Start

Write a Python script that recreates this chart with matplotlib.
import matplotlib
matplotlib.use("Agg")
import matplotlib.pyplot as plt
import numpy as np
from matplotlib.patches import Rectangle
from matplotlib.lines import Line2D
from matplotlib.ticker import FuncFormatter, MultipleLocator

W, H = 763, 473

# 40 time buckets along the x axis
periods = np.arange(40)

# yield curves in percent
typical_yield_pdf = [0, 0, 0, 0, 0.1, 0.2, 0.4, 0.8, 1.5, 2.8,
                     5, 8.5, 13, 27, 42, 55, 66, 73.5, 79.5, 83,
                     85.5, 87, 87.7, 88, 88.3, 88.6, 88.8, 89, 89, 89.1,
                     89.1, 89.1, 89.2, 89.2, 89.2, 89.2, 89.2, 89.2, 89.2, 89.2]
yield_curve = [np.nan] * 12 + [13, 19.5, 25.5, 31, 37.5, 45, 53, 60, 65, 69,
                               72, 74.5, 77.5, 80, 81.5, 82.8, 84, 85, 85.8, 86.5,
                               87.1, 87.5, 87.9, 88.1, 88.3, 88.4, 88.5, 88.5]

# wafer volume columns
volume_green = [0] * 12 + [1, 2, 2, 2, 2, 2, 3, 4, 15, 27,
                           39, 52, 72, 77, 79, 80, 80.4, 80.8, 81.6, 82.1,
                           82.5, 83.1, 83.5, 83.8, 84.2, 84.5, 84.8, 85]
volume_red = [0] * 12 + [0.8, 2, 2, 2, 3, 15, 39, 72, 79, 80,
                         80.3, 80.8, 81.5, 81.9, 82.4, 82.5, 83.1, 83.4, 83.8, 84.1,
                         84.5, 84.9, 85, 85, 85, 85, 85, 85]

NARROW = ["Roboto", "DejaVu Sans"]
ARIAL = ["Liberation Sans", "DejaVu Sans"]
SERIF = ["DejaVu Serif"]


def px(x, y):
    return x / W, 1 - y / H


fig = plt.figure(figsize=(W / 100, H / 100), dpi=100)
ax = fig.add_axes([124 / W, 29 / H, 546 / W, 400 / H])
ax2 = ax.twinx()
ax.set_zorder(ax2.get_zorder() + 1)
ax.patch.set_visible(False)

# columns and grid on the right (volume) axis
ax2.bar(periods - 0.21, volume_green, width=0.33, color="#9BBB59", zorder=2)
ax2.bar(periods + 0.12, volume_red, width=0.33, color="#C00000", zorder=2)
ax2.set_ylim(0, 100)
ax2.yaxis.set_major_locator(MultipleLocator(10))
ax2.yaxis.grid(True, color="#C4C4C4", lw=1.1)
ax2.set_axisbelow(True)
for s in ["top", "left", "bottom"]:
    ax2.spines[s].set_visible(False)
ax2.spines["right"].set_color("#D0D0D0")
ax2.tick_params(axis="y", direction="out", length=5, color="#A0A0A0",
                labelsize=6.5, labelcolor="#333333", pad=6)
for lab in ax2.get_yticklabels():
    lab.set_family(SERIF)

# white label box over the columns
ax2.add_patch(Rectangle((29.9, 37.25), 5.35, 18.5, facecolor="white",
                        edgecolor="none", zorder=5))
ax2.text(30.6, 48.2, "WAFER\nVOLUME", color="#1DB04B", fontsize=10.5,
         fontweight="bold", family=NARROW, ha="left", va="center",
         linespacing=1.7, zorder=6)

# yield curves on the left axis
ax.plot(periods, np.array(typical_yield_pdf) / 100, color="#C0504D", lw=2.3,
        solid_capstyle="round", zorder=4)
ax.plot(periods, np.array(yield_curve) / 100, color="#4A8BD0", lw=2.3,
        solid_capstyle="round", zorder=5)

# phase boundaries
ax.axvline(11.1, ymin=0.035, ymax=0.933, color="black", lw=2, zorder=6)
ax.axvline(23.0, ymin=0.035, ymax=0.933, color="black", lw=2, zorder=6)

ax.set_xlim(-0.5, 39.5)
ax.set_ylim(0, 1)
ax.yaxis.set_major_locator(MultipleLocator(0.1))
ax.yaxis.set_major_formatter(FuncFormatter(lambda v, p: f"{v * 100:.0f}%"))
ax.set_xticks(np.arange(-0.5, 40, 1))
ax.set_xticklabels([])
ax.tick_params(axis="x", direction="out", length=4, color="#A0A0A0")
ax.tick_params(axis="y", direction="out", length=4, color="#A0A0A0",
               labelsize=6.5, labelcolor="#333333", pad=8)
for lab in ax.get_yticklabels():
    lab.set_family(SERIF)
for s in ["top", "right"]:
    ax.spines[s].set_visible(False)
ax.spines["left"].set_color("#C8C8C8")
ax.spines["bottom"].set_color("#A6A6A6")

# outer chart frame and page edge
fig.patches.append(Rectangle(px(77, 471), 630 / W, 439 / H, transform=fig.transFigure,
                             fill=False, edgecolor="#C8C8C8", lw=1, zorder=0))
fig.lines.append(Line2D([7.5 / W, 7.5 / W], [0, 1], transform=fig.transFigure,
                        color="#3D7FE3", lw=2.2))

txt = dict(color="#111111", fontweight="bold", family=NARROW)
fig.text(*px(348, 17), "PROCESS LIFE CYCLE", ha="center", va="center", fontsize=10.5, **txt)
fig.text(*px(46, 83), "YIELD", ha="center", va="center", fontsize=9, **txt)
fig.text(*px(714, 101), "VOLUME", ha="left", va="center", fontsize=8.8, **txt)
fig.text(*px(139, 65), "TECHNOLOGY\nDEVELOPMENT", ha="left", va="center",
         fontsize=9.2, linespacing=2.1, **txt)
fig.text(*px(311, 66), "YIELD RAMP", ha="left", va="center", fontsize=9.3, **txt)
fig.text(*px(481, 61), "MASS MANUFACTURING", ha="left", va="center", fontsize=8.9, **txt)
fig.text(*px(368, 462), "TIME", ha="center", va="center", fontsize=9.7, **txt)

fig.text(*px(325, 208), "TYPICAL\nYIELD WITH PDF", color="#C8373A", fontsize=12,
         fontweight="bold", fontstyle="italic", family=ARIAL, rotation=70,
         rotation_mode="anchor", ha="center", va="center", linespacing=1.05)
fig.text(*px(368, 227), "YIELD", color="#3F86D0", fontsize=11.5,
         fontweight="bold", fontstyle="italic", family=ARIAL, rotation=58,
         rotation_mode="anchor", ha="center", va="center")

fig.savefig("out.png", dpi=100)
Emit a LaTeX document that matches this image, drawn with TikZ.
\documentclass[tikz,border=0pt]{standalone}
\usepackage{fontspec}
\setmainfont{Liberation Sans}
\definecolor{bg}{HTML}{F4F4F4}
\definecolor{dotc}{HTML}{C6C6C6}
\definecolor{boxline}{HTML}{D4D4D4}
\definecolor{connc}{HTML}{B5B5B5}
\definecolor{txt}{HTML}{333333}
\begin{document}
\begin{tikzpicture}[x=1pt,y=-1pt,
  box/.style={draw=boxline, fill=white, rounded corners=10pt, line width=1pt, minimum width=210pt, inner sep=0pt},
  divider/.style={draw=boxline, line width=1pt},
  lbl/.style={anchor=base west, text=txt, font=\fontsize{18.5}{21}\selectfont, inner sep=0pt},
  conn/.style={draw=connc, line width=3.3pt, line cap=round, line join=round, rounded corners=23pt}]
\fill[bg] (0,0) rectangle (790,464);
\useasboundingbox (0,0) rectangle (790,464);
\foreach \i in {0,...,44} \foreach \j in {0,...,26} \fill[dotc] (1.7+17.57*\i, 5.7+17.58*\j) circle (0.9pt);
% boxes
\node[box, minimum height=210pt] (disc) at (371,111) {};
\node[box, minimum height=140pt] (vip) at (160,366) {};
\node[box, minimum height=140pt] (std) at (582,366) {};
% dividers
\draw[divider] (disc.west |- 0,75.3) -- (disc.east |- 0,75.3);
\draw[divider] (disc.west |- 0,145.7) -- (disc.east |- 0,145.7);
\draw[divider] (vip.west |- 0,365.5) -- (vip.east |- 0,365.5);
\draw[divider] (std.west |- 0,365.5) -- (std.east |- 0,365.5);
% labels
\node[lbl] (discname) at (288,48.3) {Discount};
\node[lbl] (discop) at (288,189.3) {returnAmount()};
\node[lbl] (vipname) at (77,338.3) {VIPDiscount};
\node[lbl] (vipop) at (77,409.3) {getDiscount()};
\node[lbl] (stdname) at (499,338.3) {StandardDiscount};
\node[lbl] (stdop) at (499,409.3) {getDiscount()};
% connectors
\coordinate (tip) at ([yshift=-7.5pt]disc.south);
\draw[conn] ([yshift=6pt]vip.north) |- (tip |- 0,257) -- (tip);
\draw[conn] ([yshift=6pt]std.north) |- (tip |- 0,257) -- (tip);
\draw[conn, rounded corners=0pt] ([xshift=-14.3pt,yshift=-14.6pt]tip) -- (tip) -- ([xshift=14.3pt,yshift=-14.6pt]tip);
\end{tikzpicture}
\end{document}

End

The answer should consist of the lines from the first line of the entries through the line with "periods = np.arange(40)", copied exactly.

ANSWER TO THE TASK ::
Write a Python script that recreates this chart with matplotlib.
import matplotlib
matplotlib.use("Agg")
import matplotlib.pyplot as plt
import numpy as np
from matplotlib.patches import Rectangle
from matplotlib.lines import Line2D
from matplotlib.ticker import FuncFormatter, MultipleLocator

W, H = 763, 473

# 40 time buckets along the x axis
periods = np.arange(40)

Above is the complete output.